* start *

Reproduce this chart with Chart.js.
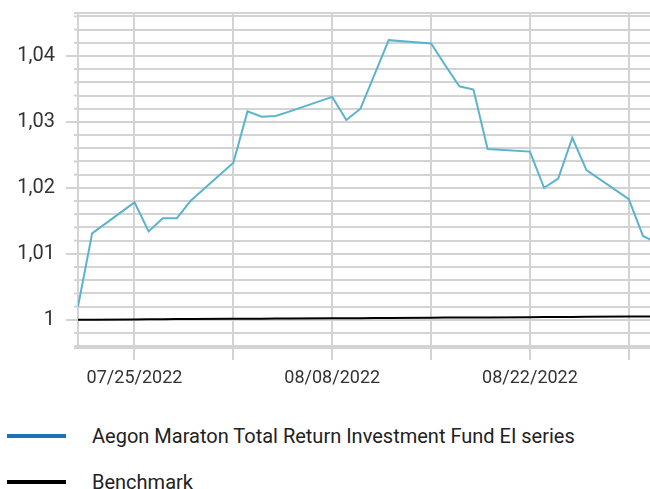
<!DOCTYPE html>
<html>
<head>
<meta charset="utf-8">
<script src="https://cdn.jsdelivr.net/npm/chart.js@4/dist/chart.umd.min.js"></script>
<style>
  html, body { margin: 0; padding: 0; background: #fff; }
  #wrap { position: relative; width: 650px; height: 489px; overflow: hidden; }
  canvas { position: absolute; left: 0; top: 0; }
  .leg { position: absolute; left: 0; font-family: Roboto, "Liberation Sans", Arial, sans-serif; font-size: 20px; color: #222; white-space: nowrap; line-height: 24px; }
  .leg .sw { position: absolute; left: 7px; width: 59px; height: 4px; top: -2px; }
  .leg .tx { position: absolute; left: 92px; top: -12px; }
</style>
</head>
<body>
<div id="wrap">
  <canvas id="c" width="650" height="400"></canvas>
  <div class="leg" style="top:436px;"><div class="sw" style="background:#1a73b8;"></div><div class="tx" id="l1"></div></div>
  <div class="leg" style="top:482px;"><div class="sw" style="background:#000;"></div><div class="tx" id="l2"></div></div>
</div>
<script>
// ---- data ----
const dates = ["07/21/2022","07/22/2022","07/25/2022","07/26/2022","07/27/2022","07/28/2022","07/29/2022",
  "08/01/2022","08/02/2022","08/03/2022","08/04/2022","08/05/2022",
  "08/08/2022","08/09/2022","08/10/2022","08/11/2022","08/12/2022",
  "08/15/2022","08/16/2022","08/17/2022","08/18/2022","08/19/2022",
  "08/22/2022","08/23/2022","08/24/2022","08/25/2022","08/26/2022",
  "08/29/2022","08/30/2022","08/31/2022"];
const fundValues = [1.0020,1.0131,1.0178,1.0134,1.0154,1.0154,1.0181,
  1.0238,1.0316,1.0308,1.0309,1.0316,
  1.0338,1.0303,1.0320,1.0372,1.0424,
  1.0419,1.0386,1.0354,1.0349,1.0259,
  1.0255,1.0200,1.0214,1.0276,1.0227,
  1.0183,1.0127,1.0117];
const benchmarkValues = [1.00000,1.00001,1.00005,1.00006,1.00007,1.00009,1.00010,
  1.00013,1.00015,1.00016,1.00017,1.00018,
  1.00022,1.00023,1.00024,1.00026,1.00027,
  1.00030,1.00032,1.00033,1.00034,1.00035,
  1.00039,1.00040,1.00041,1.00043,1.00044,
  1.00048,1.00049,1.00050];
const seriesNames = ["Aegon Maraton Total Return Investment Fund EI series", "Benchmark"];
const xGridDates = ["07/25/2022","08/01/2022","08/08/2022","08/15/2022","08/22/2022","08/29/2022"];
const xLabelDates = ["07/25/2022","08/08/2022","08/22/2022"];
const yMajorValues = [1, 1.01, 1.02, 1.03, 1.04];
const yMajorLabels = ["1", "1,01", "1,02", "1,03", "1,04"];
const yMinorStep = 0.002;
const yMin = 0.99571, yMax = 1.04652;
const xStartDate = "07/21/2022";
const xEndExtra = 36.5; // days after reference date

// ---- helpers ----
const refDate = "07/25/2022";
function dayNum(s) { const [m, d, y] = s.split('/').map(Number); return Date.UTC(y, m - 1, d) / 86400000; }
function dayOff(s) { return dayNum(s) - dayNum(refDate); }

document.getElementById('l1').textContent = seriesNames[0];
document.getElementById('l2').textContent = seriesNames[1];

const yTickVals = [yMin];
for (let v = Math.ceil(yMin / yMinorStep) * yMinorStep; v < yMax - 1e-9; v += yMinorStep) yTickVals.push(Math.round(v * 1e6) / 1e6);
yTickVals.push(yMax);
function isMajor(v) { return yMajorValues.some(m => Math.abs(m - v) < 1e-7); }

const GRID = '#d3d3d3';
const FONT = "Roboto, 'Liberation Sans', Arial, sans-serif";

const minorTicks = {
  id: 'minorTicks',
  afterDraw(chart) {
    const y = chart.scales.y, ctx = chart.ctx, left = chart.chartArea.left;
    ctx.save();
    ctx.strokeStyle = GRID; ctx.lineWidth = 2;
    y.ticks.forEach(t => {
      if (isMajor(t.value)) return;
      const p = y.getPixelForValue(t.value);
      ctx.beginPath(); ctx.moveTo(left - 4, p); ctx.lineTo(left, p); ctx.stroke();
    });
    ctx.restore();
  }
};

new Chart(document.getElementById('c'), {
  type: 'line',
  data: {
    datasets: [
      { label: seriesNames[0], data: dates.map((d, i) => ({ x: dayOff(d), y: fundValues[i] })),
        borderColor: '#5bb4cc', borderWidth: 2, pointRadius: 0, tension: 0 },
      { label: seriesNames[1], data: dates.map((d, i) => ({ x: dayOff(d), y: benchmarkValues[i] })),
        borderColor: '#000', borderWidth: 2, pointRadius: 0, tension: 0 }
    ]
  },
  options: {
    responsive: false, animation: false,
    layout: { padding: { top: 13, right: 0, bottom: 0, left: 0 } },
    plugins: { legend: { display: false }, tooltip: { enabled: false } },
    scales: {
      x: {
        type: 'linear', min: dayOff(xStartDate), max: xEndExtra,
        afterBuildTicks: s => { s.ticks = xGridDates.map(d => ({ value: dayOff(d) })); },
        afterFit: s => { s.height = 52; s.paddingLeft = 0; s.paddingRight = 0; },
        grid: { color: GRID, lineWidth: 2, tickLength: 12, tickColor: GRID, tickWidth: 2 },
        border: { color: GRID, width: 2 },
        ticks: {
          autoSkip: false, maxRotation: 0, padding: 8, color: '#333',
          font: { family: FONT, size: 18 },
          callback: v => { const d = xLabelDates.find(s => Math.abs(dayOff(s) - v) < 1e-6); return d || ''; }
        }
      },
      y: {
        type: 'linear', min: yMin, max: yMax,
        afterBuildTicks: s => { s.ticks = yTickVals.map(v => ({ value: v })); },
        afterFit: s => { s.width = 78; s.paddingTop = 0; s.paddingBottom = 0; },
        grid: { color: GRID, lineWidth: 2, tickLength: 12, tickWidth: 2,
          tickColor: c => (c.tick && isMajor(c.tick.value)) ? GRID : 'rgba(0,0,0,0)' },
        border: { color: GRID, width: 2 },
        ticks: {
          autoSkip: false, padding: 11, color: '#333',
          font: { family: FONT, size: 20 },
          callback: v => { const i = yMajorValues.findIndex(m => Math.abs(m - v) < 1e-7); return i >= 0 ? yMajorLabels[i] : ''; }
        }
      }
    }
  },
  plugins: [minorTicks]
});
</script>
</body>
</html>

* end *

**EXERCISE:**
Working from the lines above, reproduce the material exactly and exclude its pictures.

**REPLY:**
Reproduce this chart with Chart.js.
<!DOCTYPE html>
<html>
<head>
<meta charset="utf-8">
<script src="https://cdn.jsdelivr.net/npm/chart.js@4/dist/chart.umd.min.js"></script>
<style>
  html, body { margin: 0; padding: 0; background: #fff; }
  #wrap { position: relative; width: 650px; height: 489px; overflow: hidden; }
  canvas { position: absolute; left: 0; top: 0; }
  .leg { position: absolute; left: 0; font-family: Roboto, "Liberation Sans", Arial, sans-serif; font-size: 20px; color: #222; white-space: nowrap; line-height: 24px; }
  .leg .sw { position: absolute; left: 7px; width: 59px; height: 4px; top: -2px; }
  .leg .tx { position: absolute; left: 92px; top: -12px; }
</style>
</head>
<body>
<div id="wrap">
  <canvas id="c" width="650" height="400"></canvas>
  <div class="leg" style="top:436px;"><div class="sw" style="background:#1a73b8;"></div><div class="tx" id="l1"></div></div>
  <div class="leg" style="top:482px;"><div class="sw" style="background:#000;"></div><div class="tx" id="l2"></div></div>
</div>
<script>
// ---- data ----
const dates = ["07/21/2022","07/22/2022","07/25/2022","07/26/2022","07/27/2022","07/28/2022","07/29/2022",
  "08/01/2022","08/02/2022","08/03/2022","08/04/2022","08/05/2022",
  "08/08/2022","08/09/2022","08/10/2022","08/11/2022","08/12/2022",
  "08/15/2022","08/16/2022","08/17/2022","08/18/2022","08/19/2022",
  "08/22/2022","08/23/2022","08/24/2022","08/25/2022","08/26/2022",
  "08/29/2022","08/30/2022","08/31/2022"];
const fundValues = [1.0020,1.0131,1.0178,1.0134,1.0154,1.0154,1.0181,
  1.0238,1.0316,1.0308,1.0309,1.0316,
  1.0338,1.0303,1.0320,1.0372,1.0424,
  1.0419,1.0386,1.0354,1.0349,1.0259,
  1.0255,1.0200,1.0214,1.0276,1.0227,
  1.0183,1.0127,1.0117];
const benchmarkValues = [1.00000,1.00001,1.00005,1.00006,1.00007,1.00009,1.00010,
  1.00013,1.00015,1.00016,1.00017,1.00018,
  1.00022,1.00023,1.00024,1.00026,1.00027,
  1.00030,1.00032,1.00033,1.00034,1.00035,
  1.00039,1.00040,1.00041,1.00043,1.00044,
  1.00048,1.00049,1.00050];
const seriesNames = ["Aegon Maraton Total Return Investment Fund EI series", "Benchmark"];
const xGridDates = ["07/25/2022","08/01/2022","08/08/2022","08/15/2022","08/22/2022","08/29/2022"];
const xLabelDates = ["07/25/2022","08/08/2022","08/22/2022"];
const yMajorValues = [1, 1.01, 1.02, 1.03, 1.04];
const yMajorLabels = ["1", "1,01", "1,02", "1,03", "1,04"];
const yMinorStep = 0.002;
const yMin = 0.99571, yMax = 1.04652;
const xStartDate = "07/21/2022";
const xEndExtra = 36.5; // days after reference date

// ---- helpers ----
const refDate = "07/25/2022";
function dayNum(s) { const [m, d, y] = s.split('/').map(Number); return Date.UTC(y, m - 1, d) / 86400000; }
function dayOff(s) { return dayNum(s) - dayNum(refDate); }

document.getElementById('l1').textContent = seriesNames[0];
document.getElementById('l2').textContent = seriesNames[1];

const yTickVals = [yMin];
for (let v = Math.ceil(yMin / yMinorStep) * yMinorStep; v < yMax - 1e-9; v += yMinorStep) yTickVals.push(Math.round(v * 1e6) / 1e6);
yTickVals.push(yMax);
function isMajor(v) { return yMajorValues.some(m => Math.abs(m - v) < 1e-7); }

const GRID = '#d3d3d3';
const FONT = "Roboto, 'Liberation Sans', Arial, sans-serif";

const minorTicks = {
  id: 'minorTicks',
  afterDraw(chart) {
    const y = chart.scales.y, ctx = chart.ctx, left = chart.chartArea.left;
    ctx.save();
    ctx.strokeStyle = GRID; ctx.lineWidth = 2;
    y.ticks.forEach(t => {
      if (isMajor(t.value)) return;
      const p = y.getPixelForValue(t.value);
      ctx.beginPath(); ctx.moveTo(left - 4, p); ctx.lineTo(left, p); ctx.stroke();
    });
    ctx.restore();
  }
};

new Chart(document.getElementById('c'), {
  type: 'line',
  data: {
    datasets: [
      { label: seriesNames[0], data: dates.map((d, i) => ({ x: dayOff(d), y: fundValues[i] })),
        borderColor: '#5bb4cc', borderWidth: 2, pointRadius: 0, tension: 0 },
      { label: seriesNames[1], data: dates.map((d, i) => ({ x: dayOff(d), y: benchmarkValues[i] })),
        borderColor: '#000', borderWidth: 2, pointRadius: 0, tension: 0 }
    ]
  },
  options: {
    responsive: false, animation: false,
    layout: { padding: { top: 13, right: 0, bottom: 0, left: 0 } },
    plugins: { legend: { display: false }, tooltip: { enabled: false } },
    scales: {
      x: {
        type: 'linear', min: dayOff(xStartDate), max: xEndExtra,
        afterBuildTicks: s => { s.ticks = xGridDates.map(d => ({ value: dayOff(d) })); },
        afterFit: s => { s.height = 52; s.paddingLeft = 0; s.paddingRight = 0; },
        grid: { color: GRID, lineWidth: 2, tickLength: 12, tickColor: GRID, tickWidth: 2 },
        border: { color: GRID, width: 2 },
        ticks: {
          autoSkip: false, maxRotation: 0, padding: 8, color: '#333',
          font: { family: FONT, size: 18 },
          callback: v => { const d = xLabelDates.find(s => Math.abs(dayOff(s) - v) < 1e-6); return d || ''; }
        }
      },
      y: {
        type: 'linear', min: yMin, max: yMax,
        afterBuildTicks: s => { s.ticks = yTickVals.map(v => ({ value: v })); },
        afterFit: s => { s.width = 78; s.paddingTop = 0; s.paddingBottom = 0; },
        grid: { color: GRID, lineWidth: 2, tickLength: 12, tickWidth: 2,
          tickColor: c => (c.tick && isMajor(c.tick.value)) ? GRID : 'rgba(0,0,0,0)' },
        border: { color: GRID, width: 2 },
        ticks: {
          autoSkip: false, padding: 11, color: '#333',
          font: { family: FONT, size: 20 },
          callback: v => { const i = yMajorValues.findIndex(m => Math.abs(m - v) < 1e-7); return i >= 0 ? yMajorLabels[i] : ''; }
        }
      }
    }
  },
  plugins: [minorTicks]
});
</script>
</body>
</html>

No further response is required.